Slow-positron Source Project at the Photon Factory 2.5GeV Electron Linac

  A new slow-positron source is under construction at the Photon Factory. Positrons are produced by bombarding a tantalum rod with high-energy electrons ; they are moderated in multiple tungsten vanes. Slow-positrons more than 10⁹ e⁺／s may be obtained with an electron energy power of 30k W.

A Laboratory Positron Beam Based on Radio Isotopes

  We report on the construction and operation of a monoenergetic slow positron beam apparatus in ultra-high vacuum. Positrons emitted from a ²²Na source are thermalized by a venetian-type vane consisting of well annealed W-foils with a thickness of 25.4μm. A source chamber and a specimen chamber are placed at a distance of 3.5m apart in order to reduce back ground radiation. Obtained slow positrons were guided by a magnetic field (～100Gauss) through multiple discrete acceleration lenses. Acceleration of slow positrons is performed by applying a high voltage between 0 and 30keV to the source chamber. Doppler broadening profiles of the annihilation radiations were measured by a Ge detector as a function of incident positron energy. The monoenergetic positron beam technique has been proved to be sufficiently sensitive for the detection of defects in the subsurface region.

The Energy-Variable Positron Surface Spectrometer in Nippon Steel Corporation

  The positron beam facility using radioactive source in Nippon Steel Corporation is described which provides about 50,000 e⁺／s with the diameter of 5mmφ. The design criteria is explained and the beam performance obtained is shown. The source is 30mCi sodium-22 and a W mesh is used as a moderator. The positron beam is magnetically confined and the unmoderated positrons are removed by the cylindrical ExB filter. The energy of the incident positron can be changed from 100eV to 50keV. The beam shift dependent on the energy is compensated by a pair of stering coils. The application and the feasible improvement in future are given.

Outline of Positron Factory Project in Japan

  The Japan Atomic Energy Research Institute, JAERI, has been promoting technical surveys for the “Positron Factory”, in which linac-based intense monoenergetic positron beams are planned to be applied to advanced materials characterization and new fields of basic research. A tentative goal of the beam intensity is 10¹⁰ s^-1, which is assumed to be realized with an electron linac of 100kW class with a beam energy around 100 to 150MeV. We performed a survey study on the dedicated linac in cooperation with four linac manufacturers. It confirmed technical feasibility of manufacturing the state-of-the-art linac. We have been carrying out a design study of the target (electron／positron converter and positron moderator). A new concept of the slow beam production system is demonstrated, which is expected to supply such intense beams for multiple sites simultaneouly.

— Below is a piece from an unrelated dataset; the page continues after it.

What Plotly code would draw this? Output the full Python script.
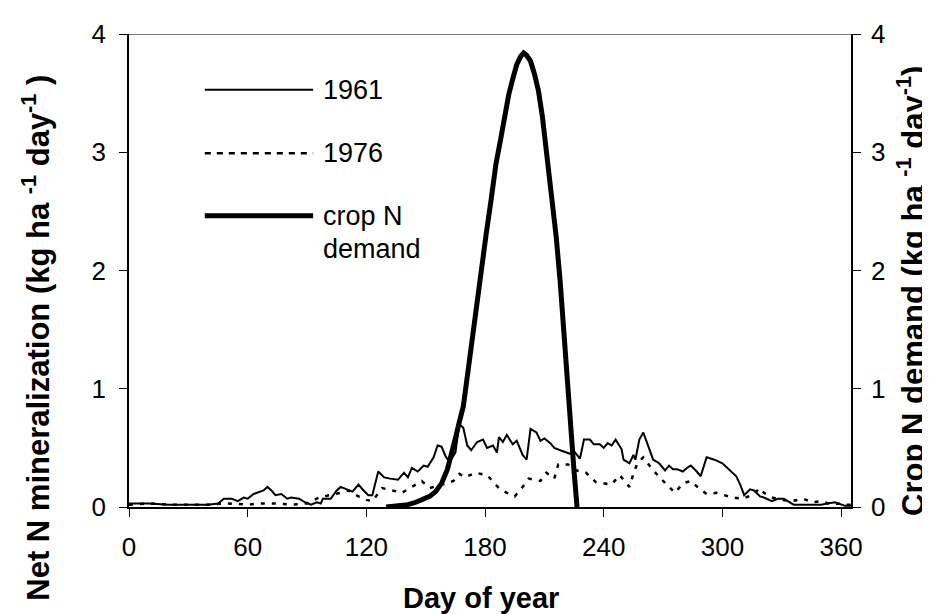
import plotly.graph_objects as go

# ---- data ----
days_1961 = [0, 10, 20, 30, 40, 45, 48, 52, 55, 58, 60, 63, 65, 68, 70, 72, 74, 77, 80, 82, 86, 89, 92, 95, 97,
             98, 102, 105, 107, 110, 113, 116, 118, 121, 123, 126, 129, 132, 136, 139, 141, 143, 146, 149, 151,
             154, 156, 158, 160, 162, 165, 167, 169, 171, 173, 176, 179, 181, 184, 186, 187, 189, 191, 194, 196,
             199, 201, 203, 206, 208, 210, 213, 215, 218, 220, 223, 225, 228, 230, 233, 235, 238, 240, 242, 244,
             246, 249, 250, 253, 255, 256, 258, 260, 262, 265, 268, 271, 273, 275, 277, 280, 282, 284, 287, 289,
             292, 296, 300, 303, 307, 309, 311, 314, 316, 319, 321, 325, 328, 331, 333, 336, 345, 350, 353, 357,
             362, 365]
mineral_1961 = [0.03, 0.03, 0.02, 0.02, 0.02, 0.03, 0.07, 0.07, 0.05, 0.08, 0.07, 0.11, 0.12, 0.14, 0.17, 0.14,
                0.10, 0.11, 0.07, 0.08, 0.07, 0.04, 0.02, 0.04, 0.03, 0.07, 0.07, 0.14, 0.17, 0.15, 0.13, 0.19,
                0.15, 0.10, 0.10, 0.30, 0.25, 0.24, 0.23, 0.29, 0.25, 0.33, 0.30, 0.35, 0.34, 0.42, 0.52, 0.51,
                0.43, 0.38, 0.46, 0.70, 0.67, 0.52, 0.48, 0.55, 0.57, 0.50, 0.52, 0.46, 0.59, 0.55, 0.61, 0.53,
                0.56, 0.44, 0.40, 0.66, 0.63, 0.56, 0.58, 0.54, 0.50, 0.48, 0.47, 0.45, 0.47, 0.41, 0.57, 0.57,
                0.53, 0.53, 0.50, 0.54, 0.52, 0.57, 0.49, 0.40, 0.37, 0.44, 0.40, 0.57, 0.63, 0.53, 0.40, 0.37,
                0.31, 0.35, 0.32, 0.32, 0.30, 0.33, 0.35, 0.30, 0.26, 0.42, 0.40, 0.37, 0.32, 0.26, 0.19, 0.10,
                0.15, 0.14, 0.09, 0.08, 0.05, 0.07, 0.07, 0.05, 0.02, 0.02, 0.02, 0.03, 0.04, 0.01, 0.01]

days_1976 = [0, 10, 20, 30, 40, 50, 60, 66, 74, 82, 90, 96, 102, 107, 111, 116, 120, 123, 128, 133, 138, 143,
             148, 152, 156, 160, 164, 167, 170, 175, 181, 187, 191, 195, 199, 202, 208, 211, 215, 217, 222, 226,
             231, 236, 240, 244, 248, 253, 255, 257, 260, 265, 270, 276, 280, 284, 288, 292, 297, 301, 305, 310,
             315, 319, 321, 325, 330, 335, 341, 345, 350, 355, 358, 362, 365]
mineral_1976 = [0.02, 0.03, 0.02, 0.02, 0.02, 0.03, 0.02, 0.03, 0.03, 0.02, 0.03, 0.08, 0.10, 0.12, 0.14, 0.09,
                0.06, 0.05, 0.16, 0.14, 0.12, 0.17, 0.22, 0.16, 0.18, 0.20, 0.22, 0.28, 0.25, 0.29, 0.27, 0.16,
                0.12, 0.09, 0.17, 0.24, 0.22, 0.29, 0.24, 0.36, 0.36, 0.31, 0.29, 0.21, 0.20, 0.19, 0.27, 0.17,
                0.28, 0.37, 0.42, 0.31, 0.22, 0.12, 0.20, 0.22, 0.16, 0.11, 0.12, 0.10, 0.08, 0.07, 0.10, 0.16,
                0.12, 0.08, 0.06, 0.05, 0.07, 0.04, 0.05, 0.02, 0.03, 0.02, 0.02]

days_crop = [130, 135, 141, 145, 148, 152, 155, 158, 161, 163, 165, 167, 169, 171, 173, 175.5, 178, 180.5, 183,
             185.5, 188, 190, 192, 194, 196, 198, 199.5, 201, 203, 205, 207, 209, 210.5, 212, 214, 216, 218, 220,
             222, 223.5, 225, 226.5]
crop_demand = [0.0, 0.005, 0.02, 0.04, 0.06, 0.09, 0.13, 0.20, 0.32, 0.44, 0.58, 0.72, 0.85, 1.10, 1.37, 1.65,
               1.96, 2.30, 2.59, 2.90, 3.12, 3.32, 3.49, 3.62, 3.74, 3.81, 3.84, 3.82, 3.77, 3.66, 3.52, 3.30,
               3.08, 2.85, 2.59, 2.28, 1.90, 1.40, 0.95, 0.60, 0.30, 0.0]

x_ticks = [0, 60, 120, 180, 240, 300, 360]
y_ticks = [0, 1, 2, 3, 4]

FONT = "Liberation Sans, Arial, sans-serif"
TICK_FONT = dict(family=FONT, size=26, color="black")
XTITLE_FONT = dict(family=FONT, size=29, color="black")
YTITLE_FONT = dict(family=FONT, size=31, color="black")
LEG_FONT = dict(family=FONT, size=27, color="black")

fig = go.Figure()
fig.add_trace(go.Scatter(x=days_1961, y=mineral_1961, mode="lines", name="1961",
                         line=dict(color="black", width=2), showlegend=False))
fig.add_trace(go.Scatter(x=days_1976, y=mineral_1976, mode="lines", name="1976",
                         line=dict(color="black", width=2.5, dash="4px,7px"), showlegend=False))
fig.add_trace(go.Scatter(x=days_crop, y=crop_demand, mode="lines", name="crop N demand",
                         line=dict(color="black", width=5), showlegend=False, yaxis="y2"))

axis_common = dict(range=[0, 4], tickvals=y_ticks, showgrid=False, zeroline=False,
                   showline=True, linecolor="black", linewidth=1.5,
                   tickfont=TICK_FONT,
                   ticks="outside", ticklen=8, tickcolor="black", tickwidth=1)

fig.update_layout(
    width=930, height=614,
    margin=dict(l=121, r=87, t=26, b=115),
    paper_bgcolor="white", plot_bgcolor="white",
    font=dict(family=FONT, color="black"),
    xaxis=dict(range=[0, 365], tickvals=x_ticks, showgrid=False, zeroline=False,
               showline=True, linecolor="black", linewidth=1.5,
               ticks="outside", ticklen=8, tickcolor="black", tickwidth=1,
               tickfont=TICK_FONT, ticklabelstandoff=8),
    yaxis=dict(**axis_common, ticklabelstandoff=8),
    yaxis2=dict(**axis_common, overlaying="y", side="right", anchor="x", ticklabelstandoff=5),
    yaxis3=dict(range=[0, 4], tickvals=y_ticks, overlaying="y", side="right", anchor="x",
                showticklabels=False, showline=False, showgrid=False, zeroline=False,
                ticks="inside", ticklen=8, tickcolor="black", tickwidth=1),
)

# axis titles
fig.add_annotation(text="<b>Day of year</b>", xref="paper", yref="paper", x=0.487, y=-0.193,
                   xanchor="center", yanchor="middle", showarrow=False, font=XTITLE_FONT)
fig.add_annotation(text="<b>Net N mineralization (kg ha <sup>-1</sup> day<sup>-1</sup> )</b>",
                   xref="paper", yref="paper", x=-0.128, y=0.357, xanchor="center", yanchor="middle",
                   textangle=-90, showarrow=False, font=YTITLE_FONT)
fig.add_annotation(text="<b>Crop N demand (kg ha <sup>-1</sup> day<sup>-1</sup>)</b>",
                   xref="paper", yref="paper", x=1.084, y=0.456, xanchor="center", yanchor="middle",
                   textangle=-90, showarrow=False, font=YTITLE_FONT)

# top border of plot area
fig.add_shape(type="line", xref="paper", yref="y", x0=0, x1=1, y0=4, y1=4,
              line=dict(color="#808080", width=2))

# hand-drawn legend
leg_x0, leg_x1, txt_x = 0.105, 0.255, 0.266
fig.add_shape(type="line", xref="paper", yref="paper", x0=leg_x0, x1=leg_x1, y0=0.882, y1=0.882,
              line=dict(color="black", width=2))
fig.add_shape(type="line", xref="paper", yref="paper", x0=leg_x0, x1=leg_x1, y0=0.748, y1=0.748,
              line=dict(color="black", width=2.5, dash="6px,6px"))
fig.add_shape(type="line", xref="paper", yref="paper", x0=leg_x0, x1=leg_x1, y0=0.616, y1=0.616,
              line=dict(color="black", width=5))
for txt, yy in [("1961", 0.882), ("1976", 0.748), ("crop N", 0.616), ("demand", 0.545)]:
    fig.add_annotation(text=txt, xref="paper", yref="paper", x=txt_x, y=yy, xanchor="left", yanchor="middle",
                       showarrow=False, font=LEG_FONT)

fig.write_html("out.html")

The Observation of Lattice Defects near Surfaces and Interfaces by a Monoenergetic Positron Beam

  The energy variable monoenergetic positron beam has been successfully used for the study of defects near surfaces／interfaces. There has been a big demand on a probe for lattice defects near surface／interfaces in materials engineering. The well defined and controlled surface／interface will provide a new source of high-performance materials. The characterization of surface／interface is a key requisite. Electrons, ions, photons, and so on have been successfully used as a probe of atomistic arrangements and element compositions near surface／interface. More important is the defect analyses near surface／interface. We have had no suitable probe for defects until the physical process to create slow and／or monoenergetic positrons was discovered. This excellent feature of slow positron beam has attracted the interests of industrial people especially in semiconductor based devices. In the present article, the recent activities of the positron group at University of Tsukuba by means of a radioisotope based slow and／or monoenergetic positron beam are shown with the special emphasis on (1) defects induced by ion implantation in semiconductors, (2) the interface states in SiO₂／Si, (3) the creation of defects associated by the doping of impurity atoms into compound semiconductors, and so on.